La Turquie fait la sourde oreille
La Turquie a affirmé, hier, ne pas être intimidée par les menaces de Donald Trump de «dévaster» l’économie turque en cas d’attaque d’Ankara contre les milices kurdes soutenues par Washington en Syrie, après le retrait américain prévu de ce pays. L’avertissement du président américain est survenu alors qu’Ankara menace depuis plusieurs semaines de lancer une nouvelle offensive contre les Unités de protection du peuple (YPG), un groupe armé kurde considéré comme «terroriste» par Ankara, mais appuyé par Washington dans la lutte contre l’organisation Etat islamique (EI).

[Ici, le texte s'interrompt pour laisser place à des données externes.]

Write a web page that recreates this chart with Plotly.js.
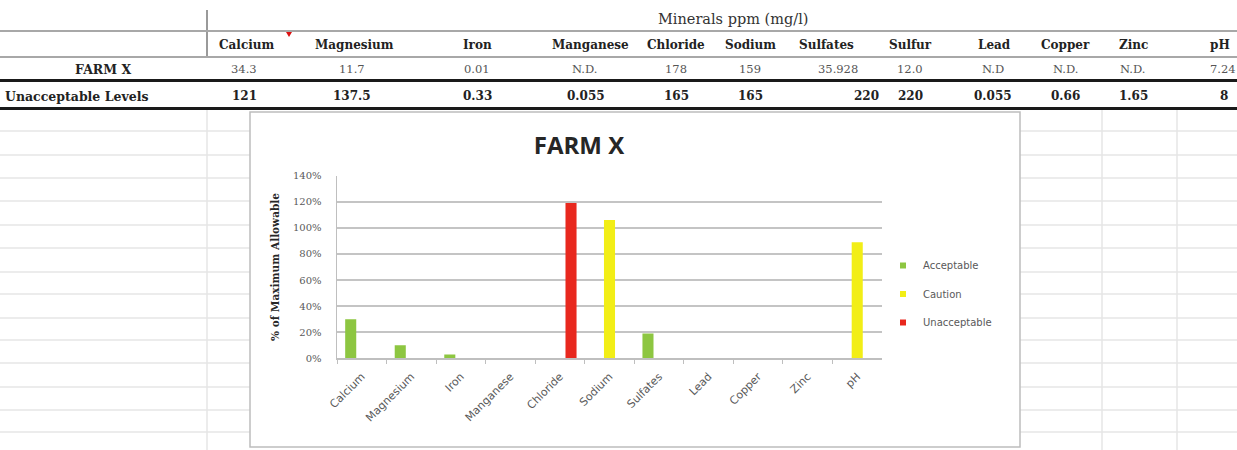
<!DOCTYPE html>
<html>
<head>
<meta charset="utf-8">
<script src="https://cdn.plot.ly/plotly-3.0.1.min.js"></script>
<style>
html,body{margin:0;padding:0;background:#fff;}
#chart{width:1237px;height:450px;}
</style>
</head>
<body>
<div id="chart"></div>
<script>
// ---- Table data ----
const tableGroupTitle = 'Minerals ppm (mg/l)';
const tableColumns = ['Calcium','Magnesium','Iron','Manganese','Chloride','Sodium','Sulfates','Sulfur','Lead','Copper','Zinc','pH'];
const farmLabel = 'FARM X';
const farmValues = ['34.3','11.7','0.01','N.D.','178','159','35.928','12.0','N.D','N.D.','N.D.','7.24'];
const limitLabel = 'Unacceptable Levels';
const limitValues = ['121','137.5','0.33','0.055','165','165','220','220','0.055','0.66','1.65','8'];

// ---- Chart data (% of maximum allowable) ----
const categories = ['Calcium','Magnesium','Iron','Manganese','Chloride','Sodium','Sulfates','Lead','Copper','Zinc','pH'];
const acceptable   = [30, 10, 3, 0, null, null, 19, 0, 0, 0, null];
const caution      = [null, null, null, null, null, 106, null, null, null, null, 89];
const unacceptable = [null, null, null, null, 119, null, null, null, null, null, null];
const seriesNames = ['Acceptable','Caution','Unacceptable'];

// ---- layout helpers (pixel -> paper) ----
const W = 1237, H = 450;
const px = x => x / W;
const py = y => 1 - y / H;

const colors = ['#8DC641', '#F2EE16', '#E8281E'];

const traces = [acceptable, caution, unacceptable].map((vals, i) => ({
  type: 'bar',
  name: seriesNames[i],
  x: categories,
  y: vals,
  marker: {color: colors[i]},
  showlegend: false,
  hoverinfo: 'x+y'
}));
// legend entries with small square markers
seriesNames.forEach((n, i) => {
  traces.push({
    type: 'scatter', mode: 'markers', name: n,
    x: [null], y: [null],
    marker: {symbol: 'square', size: 6, color: colors[i]},
    legendgroup: n, showlegend: true
  });
});

// ---- spreadsheet shapes ----
const shapes = [];
const grid = '#E6E6E6';
[131,155,178,201,225,248,272,294,318,340,363,387,410,432].forEach(y => {
  shapes.push({type:'line', xref:'paper', yref:'paper', x0:0, x1:1, y0:py(y), y1:py(y), line:{color:grid, width:1.5}, layer:'below'});
});
[207, 1102, 1177].forEach(x => {
  shapes.push({type:'line', xref:'paper', yref:'paper', x0:px(x), x1:px(x), y0:py(110), y1:py(450), line:{color:grid, width:1.5}, layer:'below'});
});
// table lines
shapes.push({type:'line', xref:'paper', yref:'paper', x0:px(207), x1:px(207), y0:py(10), y1:py(58), line:{color:'#9a9a9a', width:2}, layer:'below'});
shapes.push({type:'line', xref:'paper', yref:'paper', x0:0, x1:1, y0:py(31), y1:py(31), line:{color:'#a8a8a8', width:2}, layer:'below'});
shapes.push({type:'line', xref:'paper', yref:'paper', x0:0, x1:1, y0:py(57), y1:py(57), line:{color:'#a8a8a8', width:2}, layer:'below'});
shapes.push({type:'line', xref:'paper', yref:'paper', x0:0, x1:1, y0:py(80.5), y1:py(80.5), line:{color:'#1a1a1a', width:3}, layer:'below'});
shapes.push({type:'line', xref:'paper', yref:'paper', x0:0, x1:1, y0:py(108.5), y1:py(108.5), line:{color:'#1a1a1a', width:3}, layer:'below'});
// comment indicator
shapes.push({type:'path', xref:'paper', yref:'paper', path:`M ${px(286)} ${py(32)} L ${px(292)} ${py(32)} L ${px(289)} ${py(37)} Z`, fillcolor:'#d11', line:{width:0}, layer:'below'});
// chart box
shapes.push({type:'rect', xref:'paper', yref:'paper', x0:px(250), x1:px(1020), y0:py(112), y1:py(447), fillcolor:'#ffffff', line:{color:'#bdbdbd', width:1.5}, layer:'below'});

// ---- table annotations ----
const colX = [246, 354, 477, 590, 676, 750, 826, 910, 994, 1065, 1133, 1220];
const farmX = [244, 352, 477, 584, 676, 750, 838, 910, 993, 1065, 1132, 1223];
const limitX = [244, 352, 477, 586, 676, 750, 866, 910, 993, 1065, 1133, 1224];
const serif = 'DejaVu Serif, serif';
const annotations = [];
annotations.push({text: tableGroupTitle, x: px(733), y: py(19), xref:'paper', yref:'paper', showarrow:false, xanchor:'center', yanchor:'middle', font:{family:serif, size:14.5, color:'#333'}});
tableColumns.forEach((c, i) => annotations.push({text:'<b>'+c+'</b>', x:px(colX[i]), y:py(45), xref:'paper', yref:'paper', showarrow:false, xanchor:'center', yanchor:'middle', font:{family:serif, size:12, color:'#222'}}));
annotations.push({text:'<b>'+farmLabel+'</b>', x:px(103), y:py(69), xref:'paper', yref:'paper', showarrow:false, xanchor:'center', yanchor:'middle', font:{family:serif, size:12.5, color:'#222'}});
farmValues.forEach((v, i) => annotations.push({text:v, x:px(farmX[i]), y:py(69), xref:'paper', yref:'paper', showarrow:false, xanchor:'center', yanchor:'middle', font:{family:serif, size:11.5, color:'#555'}}));
annotations.push({text:'<b>'+limitLabel+'</b>', x:px(3), y:py(96), xref:'paper', yref:'paper', showarrow:false, xanchor:'left', yanchor:'middle', font:{family:serif, size:12.5, color:'#222'}});
limitValues.forEach((v, i) => annotations.push({text:'<b>'+v+'</b>', x:px(limitX[i]), y:py(96), xref:'paper', yref:'paper', showarrow:false, xanchor:'center', yanchor:'middle', font:{family:serif, size:12, color:'#222'}}));
// y-axis title
annotations.push({text:'<b>% of Maximum Allowable</b>', x:px(275), y:py(267), xref:'paper', yref:'paper', showarrow:false, textangle:-90, xanchor:'center', yanchor:'middle', font:{family:serif, size:10.5, color:'#262626'}});

const layout = {
  width: W, height: H,
  margin: {l:0, r:0, t:0, b:0},
  paper_bgcolor: '#ffffff',
  plot_bgcolor: 'rgba(0,0,0,0)',
  barmode: 'group',
  bargap: 0.33,
  bargroupgap: 0,
  title: {text:'<b>FARM X</b>', x: px(579), y: py(146), xref:'paper', yref:'paper', xanchor:'center', yanchor:'middle', font:{family:'Open Sans, Liberation Sans, sans-serif', size:24, color:'#262626'}},
  xaxis: {
    domain: [px(337), px(882)],
    type: 'category',
    tickangle: -45,
    tickfont: {family:'DejaVu Sans, sans-serif', size:11, color:'#595959'},
    ticklabelstandoff: 6,
    showline: true, linecolor:'#BFBFBF', linewidth:1.5,
    ticks: 'outside', tickson: 'boundaries', ticklen: 4, tickcolor:'#BFBFBF',
    showgrid: false, zeroline:false, fixedrange:true
  },
  yaxis: {
    domain: [py(358.3), py(175.7)],
    range: [0, 140],
    dtick: 20, tick0: 0,
    ticksuffix: '%',
    tickfont: {family:serif, size:10, color:'#595959'},
    ticklabelstandoff: 12,
    showgrid: true, gridcolor:'#C4C4C4', gridwidth:1.6,
    showline: true, linecolor:'#BFBFBF', linewidth:1.5,
    zeroline: false,
    fixedrange: true
  },
  legend: {
    x: px(883), y: py(251), xanchor:'left', yanchor:'top',
    font: {family:'DejaVu Sans, sans-serif', size:10, color:'#595959'},
    traceorder: 'grouped', tracegroupgap: 9.5,
    bgcolor: 'rgba(0,0,0,0)', itemwidth: 30
  },
  shapes: shapes,
  annotations: annotations
};

Plotly.newPlot('chart', traces, layout, {displayModeBar:false, staticPlot:true});
</script>
</body>
</html>
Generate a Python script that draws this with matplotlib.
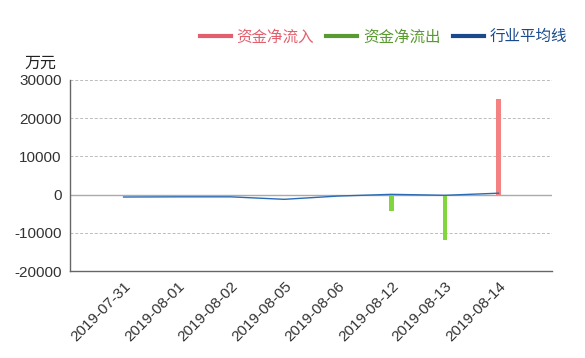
import numpy as np
import matplotlib.pyplot as plt
from matplotlib.lines import Line2D
import matplotlib.transforms as mtransforms

plt.rcParams['font.family'] = ['Liberation Sans', 'Noto Sans CJK SC', 'DejaVu Sans']

dates = ["2019-07-31", "2019-08-01", "2019-08-02", "2019-08-05",
         "2019-08-06", "2019-08-12", "2019-08-13", "2019-08-14"]
inflow = [0, 0, 0, 0, 0, 0, 0, 25000]
outflow = [0, 0, 0, 0, 0, -4300, -12000, 0]
industry_avg = [-650, -600, -600, -1250, -400, 50, -200, 350]

yticks = [-20000, -10000, 0, 10000, 20000, 30000]

c_in_bar = "#f58282"
c_out_bar = "#80d63c"
c_line = "#2a6bb5"
c_in_leg = "#e2606e"
c_out_leg = "#5a9a32"
c_line_leg = "#1a4a8c"

fig = plt.figure(figsize=(5.85, 3.58), dpi=100)
ax = fig.add_axes([0.1197, 0.243, 0.824, 0.534])

x = np.arange(len(dates))
ax.bar(x, inflow, width=0.08, color=c_in_bar, zorder=3)
ax.bar(x, outflow, width=0.08, color=c_out_bar, zorder=3)
ax.plot(x, industry_avg, color=c_line, lw=1.0, zorder=4)

ax.set_xlim(-1, 8)
ax.set_ylim(-20000, 30000)
ax.set_yticks(yticks)
ax.set_yticklabels([str(v) for v in yticks])

for v in yticks:
    if v == 0:
        ax.axhline(v, color="#aaaaaa", lw=1.0, zorder=1)
    elif v != -20000:
        ax.axhline(v, color="#bbbbbb", lw=0.7, ls=(0, (3, 2)), zorder=1)

ax.set_xticks(x)
ax.set_xticklabels(dates, rotation=45, ha="right", rotation_mode="anchor")
offset = mtransforms.ScaledTranslation(12 / 100, 1 / 100, fig.dpi_scale_trans)
for lbl in ax.get_xticklabels():
    lbl.set_transform(lbl.get_transform() + offset)

ax.tick_params(axis="both", length=0, labelsize=11, labelcolor="#333333")
ax.tick_params(axis="y", pad=6)
ax.tick_params(axis="x", pad=6)

for s in ["top", "right"]:
    ax.spines[s].set_visible(False)
for s in ["left", "bottom"]:
    ax.spines[s].set_color("#666666")
    ax.spines[s].set_linewidth(1.0)

fig.text(0.042, 0.823, "万元", fontsize=11.5, color="#222222", ha="left", va="center")

handles = [Line2D([], [], color=c_in_leg, lw=3),
           Line2D([], [], color=c_out_leg, lw=3),
           Line2D([], [], color=c_line_leg, lw=3)]
labels = ["资金净流入", "资金净流出", "行业平均线"]
leg = fig.legend(handles, labels, loc="center right", bbox_to_anchor=(0.969, 0.897),
                 ncol=3, frameon=False, fontsize=11.2, handlelength=2.0,
                 handletextpad=0.35, columnspacing=0.8, borderpad=0,
                 borderaxespad=0)
for t, c in zip(leg.get_texts(), [c_in_leg, c_out_leg, c_line_leg]):
    t.set_color(c)

fig.savefig("out.png", dpi=100)
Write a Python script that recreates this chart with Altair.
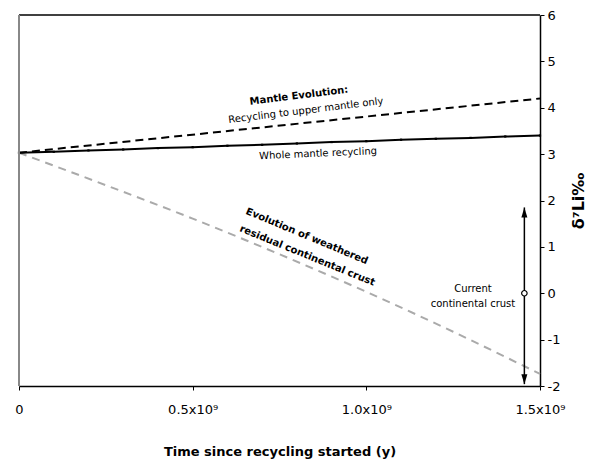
import altair as alt
import pandas as pd

FONT = "DejaVu Sans"

# ---- data ----
time_crust = [0, 0.25e9, 0.5e9, 0.75e9, 1.0e9, 1.25e9, 1.5e9]
crust_d7li = [3.03, 2.33, 1.61, 0.84, 0.03, -0.83, -1.74]

time_upper = [0, 1.5e9]
upper_d7li = [3.03, 4.20]

time_whole = [0, 1e8, 2e8, 3e8, 4e8, 5e8, 6e8, 7e8, 8e8, 9e8, 1.0e9, 1.1e9, 1.2e9, 1.3e9, 1.4e9, 1.5e9]
whole_d7li = [3.03, 3.05, 3.08, 3.10, 3.13, 3.15, 3.18, 3.20, 3.23, 3.26, 3.28, 3.31, 3.33, 3.35, 3.38, 3.40]

crust_now_time = 1.455e9
crust_now_d7li = 0.0
range_top = 1.85
range_bottom = -1.96

x_ticks = [0, 0.5e9, 1.0e9, 1.5e9]
x_tick_labels = ["0", "0.5x10⁹", "1.0x10⁹", "1.5x10⁹"]
y_ticks = [-2, -1, 0, 1, 2, 3, 4, 5, 6]

labels_text = ["Mantle Evolution:", "Recycling to upper mantle only", "Whole mantle recycling",
               "Evolution of weathered", "residual continental crust",
               "Current", "continental crust"]
labels_x = [0.806e9, 0.826e9, 0.861e9, 0.829e9, 0.830e9, 1.307e9, 1.307e9]
labels_y = [4.26, 3.94, 3.01, 1.23, 0.81, 0.09, -0.24]
labels_angle = [353, 353, 357.5, 22.6, 22.2, 0, 0]
labels_bold = [True, False, False, True, True, False, False]

# ---- tables ----
crust_df = pd.DataFrame({"t": time_crust, "v": crust_d7li})
upper_df = pd.DataFrame({"t": time_upper, "v": upper_d7li})
whole_df = pd.DataFrame({"t": time_whole, "v": whole_d7li})
now_df = pd.DataFrame({"t": [crust_now_time], "v": [crust_now_d7li],
                       "top": [range_top], "bottom": [range_bottom]})
lab_df = pd.DataFrame({"t": labels_x, "v": labels_y, "text": labels_text,
                       "angle": labels_angle, "bold": labels_bold})

label_map = "{" + ",".join(f"'{int(v)}':'{l}'" for v, l in zip(x_ticks, x_tick_labels)) + "}"
x_label_expr = f"{label_map}[toString(datum.value)]"

xscale = alt.Scale(domain=[0, 1.5e9], nice=False, zero=False)
yscale = alt.Scale(domain=[-2, 6], nice=False, zero=False)

x_enc = alt.X("t:Q", scale=xscale,
              axis=alt.Axis(values=x_ticks, labelExpr=x_label_expr, title="Time since recycling started (y)",
                            orient="bottom", grid=False, domainColor="black", domainWidth=1.5,
                            tickColor="black", tickSize=4, labelPadding=13, labelFontSize=13,
                            labelFont=FONT, labelColor="black", titleFont=FONT, titleFontSize=13,
                            titleFontWeight="bold", titleColor="black", titlePadding=29,
                            labelFlush=False))
y_enc = alt.Y("v:Q", scale=yscale,
              axis=alt.Axis(values=y_ticks, labelExpr="datum.value + ''", title="δ⁷Li‰",
                            orient="right", grid=False, domainColor="black", domainWidth=1.5,
                            tickColor="black", tickSize=4, labelPadding=3, labelFontSize=13,
                            labelFont=FONT, labelColor="black", titleFont=FONT, titleFontSize=16,
                            titleFontWeight="bold", titleColor="black", titleAngle=270,
                            titlePadding=27, labelFlush=False))

base_x = alt.X("t:Q", scale=xscale)
base_y = alt.Y("v:Q", scale=yscale)

crust = alt.Chart(crust_df).mark_line(color="#aaaaaa", strokeWidth=2, strokeDash=[8, 6],
                                      interpolate="monotone").encode(x=x_enc, y=y_enc)
upper = alt.Chart(upper_df).mark_line(color="black", strokeWidth=2, strokeDash=[8, 5]).encode(x=base_x, y=base_y)
whole = alt.Chart(whole_df).mark_line(color="black", strokeWidth=2).encode(x=base_x, y=base_y)
whole_pts = alt.Chart(whole_df).mark_point(shape="square", filled=True, size=5, color="black",
                                           opacity=1).encode(x=base_x, y=base_y)

rng = alt.Chart(now_df).mark_rule(color="black", strokeWidth=1.5).encode(
    x=base_x, y=alt.Y("top:Q", scale=yscale), y2="bottom:Q")
head_up = alt.Chart(now_df).mark_point(shape="M0,-1L-0.6,1L0.6,1Z", filled=True, size=100,
                                       color="black", opacity=1, yOffset=5).encode(
    x=base_x, y=alt.Y("top:Q", scale=yscale))
head_down = alt.Chart(now_df).mark_point(shape="M0,1L-0.6,-1L0.6,-1Z", filled=True, size=100,
                                         color="black", opacity=1, yOffset=-5).encode(
    x=base_x, y=alt.Y("bottom:Q", scale=yscale))
circ = alt.Chart(now_df).mark_point(shape="circle", size=30, filled=False, color="black",
                                    fill="white", fillOpacity=1, strokeWidth=1.2, opacity=1).encode(
    x=base_x, y=base_y)

texts_bold = alt.Chart(lab_df).transform_filter("datum.bold").mark_text(
    font=FONT, fontSize=10, fontWeight="bold", color="black", align="center", baseline="middle").encode(
    x=base_x, y=base_y, text="text:N", angle=alt.Angle("angle:Q", scale=None))
texts_norm = alt.Chart(lab_df).transform_filter("!datum.bold").mark_text(
    font=FONT, fontSize=10, color="black", align="center", baseline="middle").encode(
    x=base_x, y=base_y, text="text:N", angle=alt.Angle("angle:Q", scale=None))

frame_top = alt.Chart(pd.DataFrame({"a": [0]})).mark_rule(color="black", strokeWidth=1.5).encode(
    y=alt.datum(6, scale=yscale), x=alt.datum(0, scale=xscale), x2=alt.datum(1.5e9))
frame_left = alt.Chart(pd.DataFrame({"a": [0]})).mark_rule(color="#888888", strokeWidth=2).encode(
    x=alt.datum(0, scale=xscale), y=alt.datum(-2, scale=yscale), y2=alt.datum(6))

chart = alt.layer(crust, upper, whole, whole_pts, rng, head_up, head_down, circ, texts_bold, texts_norm,
                  frame_top, frame_left).properties(
    width=521, height=371,
    autosize=alt.AutoSizeParams(type="none"),
    padding={"left": 11, "top": 7, "right": 51, "bottom": 74},
    background="white",
).configure_view(stroke=None)

chart.save("out.html", embed_options={"renderer": "svg", "actions": False})
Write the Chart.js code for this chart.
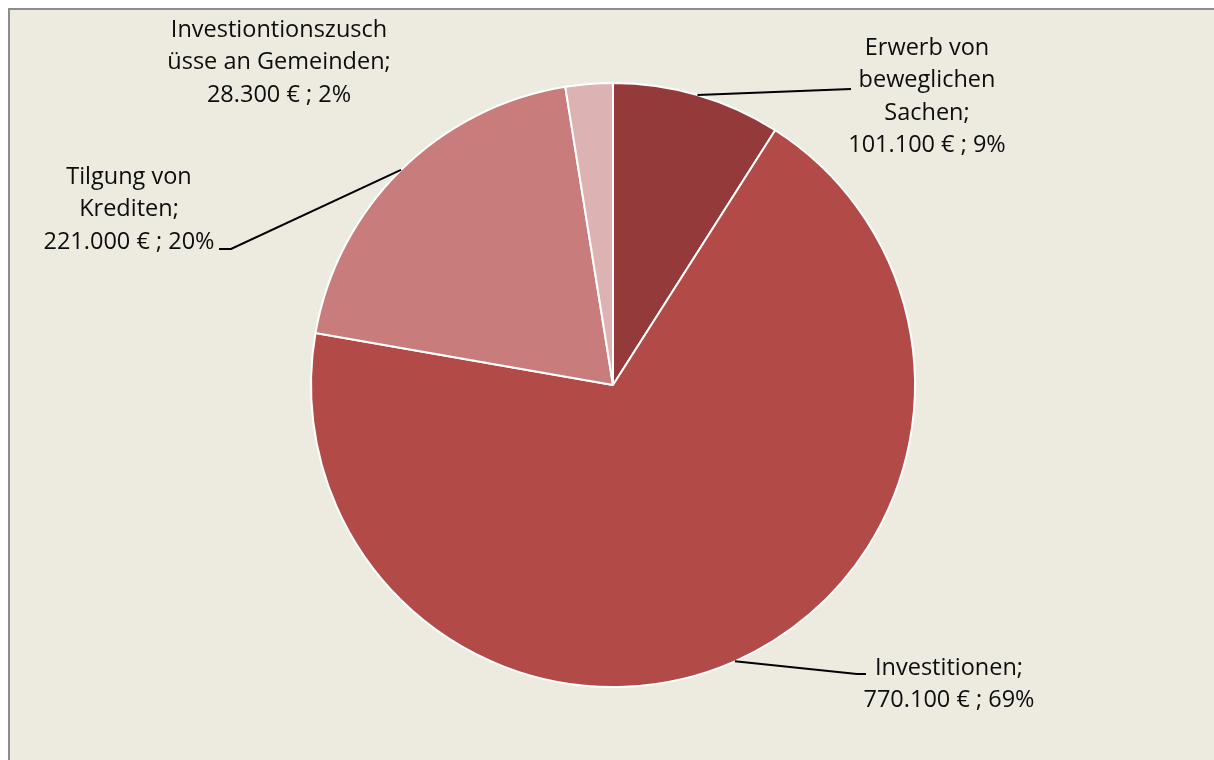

Les Etats-Unis vont «dévaster la Turquie économiquement, si elle attaque les Kurdes», a tweeté Donald Trump, qui a aussi appelé à la création d’une «zone de sécurité» de 30 kilomètres, sans plus de précisions sur sa localisation. Il a exhorté par ailleurs les forces kurdes à ne pas «provoquer» Ankara. «Nous (...) ne serons intimidés par aucune menace. Les menaces économiques ne mèneront à rien», a déclaré le ministre turc des Affaires étrangères, Mevlüt Cavusoglu, lors d’une conférence de presse à Ankara. Il a par ailleurs souligné que la Turquie «n’est pas contre» la création d’une zone de sécurité d’une trentaine de kilomètres de largeur en Syrie, évoquée par le président Trump, rappelant que la Turquie a plusieurs fois réclamé la création d’une telle zone, en vain.
LITIGE
Les YPG sont l’un des principaux sujets de discorde entre Ankara et Washington, deux alliés au sein de l’OTAN dont les relations se sont dégradées depuis 2016. Répondant au tweet du président américain, le porte-parole de la Présidence turque, Ibrahim Kalin, avait déclaré un peu plus tôt : «M. Donald Trump, les terroristes ne peuvent pas être vos partenaires et alliés (...). Il n’y a aucune différence entre l’EI (...) et les YPG. Nous continuerons de les combattre tous.»
L’annonce en décembre du retrait américain de Syrie avait été saluée par Ankara, qui ne cache pas son intention de lancer une offensive contre les YPG pour empêcher la création à ses portes d’un embryon d’Etat kurde, susceptible de raviver les velléités séparatistes kurdes en Turquie. Mais Ankara a par la suite réagi vivement à des déclarations de responsables américains, selon lesquels les Etats-Unis envisageaient de conditionner le retrait des soldats américains à la sécurité des combattants kurdes. Une visite, la semaine dernière à Ankara, du conseiller américain à la Sécurité nationale, John Bolton, n’a pas permis de surmonter les désaccords, donnant lieu au contraire à une nouvelle passe d’armes entre les deux pays au sujet des forces kurdes.
La perspective de nouvelles sanctions économiques contre Ankara a fait chuter la livre turque à l’ouverture hier, lui faisant perdre plus de 1% de sa valeur face au dollar par rapport à vendredi soir. Des sanctions économiques imposées par les Etats-Unis contre la Turquie l’été dernier en raison de la détention d’un pasteur américain avaient provoqué l’effondrement de la devise turque. La libération du pasteur en octobre avait permis à la livre de se redresser.
Si Ankara, l’un des principaux acteurs en Syrie, semble actuellement concentrer ses efforts sur une éventuelle offensive contre les forces kurdes, il est aussi impliqué à Idleb, ultime bastion insurgé du nord-ouest du pays, où il a parrainé avec Moscou en septembre un accord de cessez-le-feu qui a permis d’éviter une attaque du régime. En dépit de cet accord, les djihadistes de Hayat Tahrir Al Cham (HTS) ont étendu leur contrôle sur l’ensemble de la province à la suite d’un assaut contre des factions rebelles soutenues par Ankara.